THE RELIGION OF RENUNCIATION_LECTURES ON THE HARVARD CLASSICS

THE RELIGION OF RENUNCIATION

The religion in which entire renunciation is most closely approximated is the philosophical or esoteric religion of India. All the varieties of this religion reflect one fundamental attitude to life, the feeling that no good can come of persistent endeavor. The attempt to fulfill desire is hopeless. The Indian does not abandon himself to despair; but he differs from his occidental brother in this, that whereas the latter hopes by divine aid, or in the distant future, to achieve either personal happiness or the perfection of what he calls “civilization,” the former regards the whole attempt as founded on error. Its inevitable failure does not signify real failure, but the adoption of a wrong standard of success. According to the teaching of the “Upanishads” even separate individuality is an illusion perpetuated by desire. When all the passion is at rest That lurks within the heart of man Then is the mortal no more mortal, But here and now attaineth Brahman.〖Quoted by G. F. Moore, op. cit., p. 270.〗 In Brahman, the deeper unity of the world, the individual has his true being and is saved.

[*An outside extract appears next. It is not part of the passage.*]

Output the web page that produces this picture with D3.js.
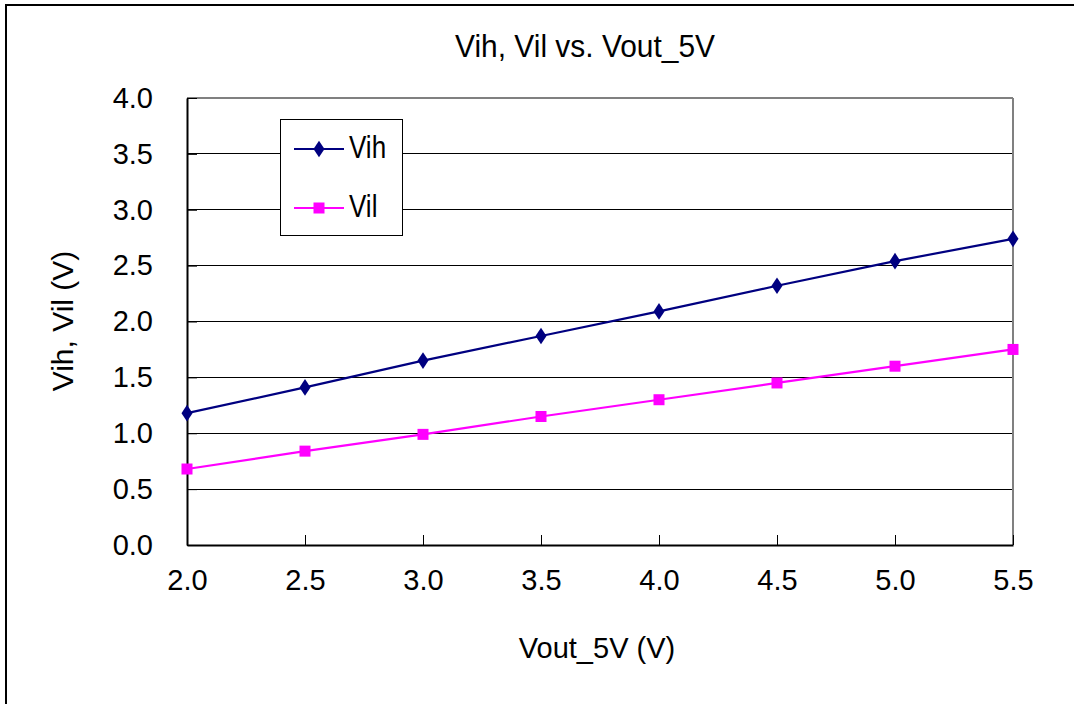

The importance of regarding the conception of God, not as the root of religion, but as the product of religion, appears when we come to the consideration of Buddhism.〖See lecture by Professor Lanman, below.〗 For Buddhism is, in fact, a godless religion, paradoxical as that may seem. It is true that Buddha himself has come like Confucius to be an object of religion. Every founder of a religion is almost inevitably deified by his followers. But Buddha did not deify himself. He taught men to regard even the soul itself as a transient and illusory experience. Suffering is the universal law of existence. Existence is the penalty of desire, a rebirth owing to Karma, the dispositions and desert which are the precipitate of a previous existence. There is a fatal recurrence of existence, for life tends ever to create the conditions of its own reincarnation and continuance. Salvation means not successful existence, the realization of actual desires, but escape from existence, through the conquering of desire. In such a religion there is no god, for there is no ulterior power in or through which man is to fulfill his positive longings. But it is nevertheless religion, in that it is a release of man from his predicament. Nirvana is perhaps from all other points of view equivalent to annihilation; but from the point of view of man, conscious of his helplessness and failure, it means salvation. It is a philosophy of life, an accord between man and his world by which he wins the greatest good that he can conceive.

In order to understand the general scope of religious literature it is not sufficient that one should grasp the general principle of religion. One must know something of the forms which religion assumes in human life; and especially important is it to know something of its relations to science on the one hand, and to art and poetry on the other hand.